Mr Bialiatski, co-winner of the 2022 Nobel peace prize, is a human rights campaigner who fought for years on behalf of political prisoners before becoming one himself. He had been in jail since July 2021.
After being freed, he stressed he would carry on fighting for civil rights and freedom for political prisoners.
"Our fight continues, and the Nobel Prize was, I think, a certain acknowledgement of our activity, our aspirations that have not yet come to fruition, therefore the fight continues," he told opposition media outlet Belsat in a televised interview from Vilnius.
In return for the release of prisoners, the US agreed to lift sanctions on Belarusian potash. Potash is a key component in fertilisers, and the former Soviet state is a leading global producer.
Five Ukrainians were among the prisoners released by Belarus in the US-brokered deal, Ukrainian President Volodymyr Zelensky said, expressing gratitude to Washington for aiding their release.
"Thanks to the active role of the United States and the cooperation of our intelligence services, about a hundred people, including five Ukrainians, are now being released," he wrote on Telegram.
"We are assisting our American partners to ensure that Ukraine receives the appropriate assistance."
A US citizen was also among those released, a US official has said.

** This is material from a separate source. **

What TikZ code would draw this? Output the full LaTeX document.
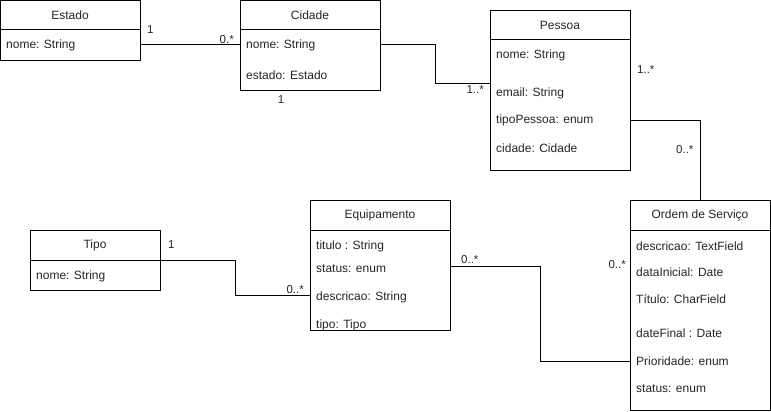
\documentclass[tikz,border=0pt]{standalone}
\usepackage{fontspec}
\setmainfont{Liberation Sans}
\begin{document}
\begin{tikzpicture}[x=1pt,y=-1pt,
  cls/.style={draw=black, line width=1pt, fill=white, anchor=north west, inner sep=0pt},
  ttl/.style={font=\fontsize{12}{14}\selectfont, text=black!85, inner sep=0pt},
  attr/.style={font=\fontsize{12}{14}\selectfont, text=black!85, anchor=west, inner sep=0pt},
  mult/.style={font=\fontsize{11.5}{13}\selectfont, text=black!85, inner sep=0pt},
  conn/.style={draw=black, line width=1pt}]
\useasboundingbox (0,0) rectangle (771,412);

% Estado
\node[cls, minimum width=140pt, minimum height=60pt] (estado) at (0,0) {};
\draw[line width=1pt] (0,30) -- (140,30);
\node[ttl] (estadoT) at (70,15) {Estado};
\node[attr] (estadoA) at (6,45) {nome: String};

% Cidade
\node[cls, minimum width=140pt, minimum height=90pt] (cidade) at (240,0) {};
\draw[line width=1pt] (240,30) -- (380,30);
\node[ttl] (cidadeT) at (310,15) {Cidade};
\node[attr] (cidadeA) at (246,45) {nome: String};
\node[attr] (cidadeB) at (246,75) {estado: Estado};

% Pessoa
\node[cls, minimum width=140pt, minimum height=160pt] (pessoa) at (490,10) {};
\draw[line width=1pt] (490,40) -- (630,40);
\node[ttl] (pessoaT) at (560,25) {Pessoa};
\node[attr] (pessoaA) at (496,55) {nome: String};
\node[attr] (pessoaB) at (496,93) {email: String};
\node[attr] (pessoaC) at (496,120) {tipoPessoa: enum};
\node[attr] (pessoaD) at (496,148) {cidade: Cidade};

% Tipo
\node[cls, minimum width=130pt, minimum height=60pt] (tipo) at (30,230) {};
\draw[line width=1pt] (30,260) -- (160,260);
\node[ttl] (tipoT) at (95,245) {Tipo};
\node[attr] (tipoA) at (36,276) {nome: String};

% Equipamento
\node[cls, minimum width=140pt, minimum height=130pt] (equip) at (310,200) {};
\draw[line width=1pt] (310,230) -- (450,230);
\node[ttl] (equipT) at (380,215) {Equipamento};
\node[attr] (equipA) at (316,246) {titulo : String};
\node[attr] (equipB) at (316,269) {status: enum};
\node[attr] (equipC) at (316,297) {descricao: String};
\node[attr] (equipD) at (316,325) {tipo: Tipo};

% Ordem de Servico
\node[cls, minimum width=140pt, minimum height=210pt] (ordem) at (630,200) {};
\draw[line width=1pt] (630,230) -- (770,230);
\node[ttl] (ordemT) at (700,215) {Ordem de Serviço};
\node[attr] (ordemA) at (636,246) {descricao: TextField};
\node[attr] (ordemB) at (636,272) {dataInicial: Date};
\node[attr] (ordemC) at (636,299) {Título: CharField};
\node[attr] (ordemD) at (636,333) {dateFinal : Date};
\node[attr] (ordemE) at (636,361) {Prioridade: enum};
\node[attr] (ordemF) at (636,389) {status: enum};

% connectors
\draw[conn] (estado.east |- estadoA) -- (cidade.west |- estadoA);
\coordinate (c1a) at (435,45);
\coordinate (c1b) at (435,83);
\draw[conn] (cidade.east |- c1a) -- (c1a) -- (c1b) -- (pessoa.west |- c1b);
\coordinate (c2a) at (700,120);
\draw[conn] (pessoa.east |- c2a) -- (c2a) -- (ordem.north -| c2a);
\coordinate (c3a) at (235,260);
\coordinate (c3b) at (235,295);
\draw[conn] (tipo.east |- c3a) -- (c3a) -- (c3b) -- (equip.west |- c3b);
\coordinate (c4a) at (540,266);
\coordinate (c4b) at (540,361);
\draw[conn] (equip.east |- c4a) -- (c4a) -- (c4b) -- (ordem.west |- c4b);

% multiplicities
\node[mult, anchor=west] (m1) at (147,30) {1};
\node[mult, anchor=east] (m2) at (234,40) {0.*};
\node[mult] (m3) at (281,100) {1};
\node[mult, anchor=east] (m4) at (484,90) {1..*};
\node[mult, anchor=west] (m5) at (637,70) {1..*};
\node[mult, anchor=west] (m6) at (676,150) {0..*};
\node[mult, anchor=west] (m7) at (168,245) {1};
\node[mult, anchor=east] (m8) at (304,290) {0..*};
\node[mult, anchor=west] (m9) at (461,260) {0..*};
\node[mult, anchor=east] (m10) at (626,265) {0..*};
\end{tikzpicture}
\end{document}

Hailing the prisoner release as "yet another testament to President Trump's leadership" and a "significant milestone in US-Belarus engagement," the official - speaking on condition of anonymity - thanked US ally Lithuania for helping facilitate the release.
They also called for the Belarusian government to work toward resolving recent complaints by Vilnius.
The prisoner release was by far the biggest by Mr Lukashenko since Mr Trump's administration opened talks this year with the veteran authoritarian leader, a close ally of Russian President Vladimir Putin.
Western governments had previously shunned him because of his crushing of dissent and backing for Russia's war in Ukraine.
Also freed were Ms Kalesnikava, a leader of mass protests against Mr Lukashenko in 2020, and Viktar Babaryka, who was arrested that year while preparing to run against the president in an election.
US officials told Reuters that engaging with Mr Lukashenko is part of an effort to peel him away from Mr Putin's influence, at least to a degree - an effort that the Belarus opposition, until now, has viewed with extreme scepticism.
Mr Trump's envoy, John Coale, had earlier told reporters in Minsk: "Per the instructions of President Trump, we, the United States, will be lifting sanctions on potash."
The US and the European Union imposed wide-ranging sanctions on Belarus after Minsk launched a violent crackdown on protesters following a disputed election in 2020, jailing nearly all opponents of Mr Lukashenko who did not flee abroad.
Sanctions were tightened after Mr Lukashenko allowed Belarus to serve as a staging ground for Russia's invasion of Ukraine in 2022.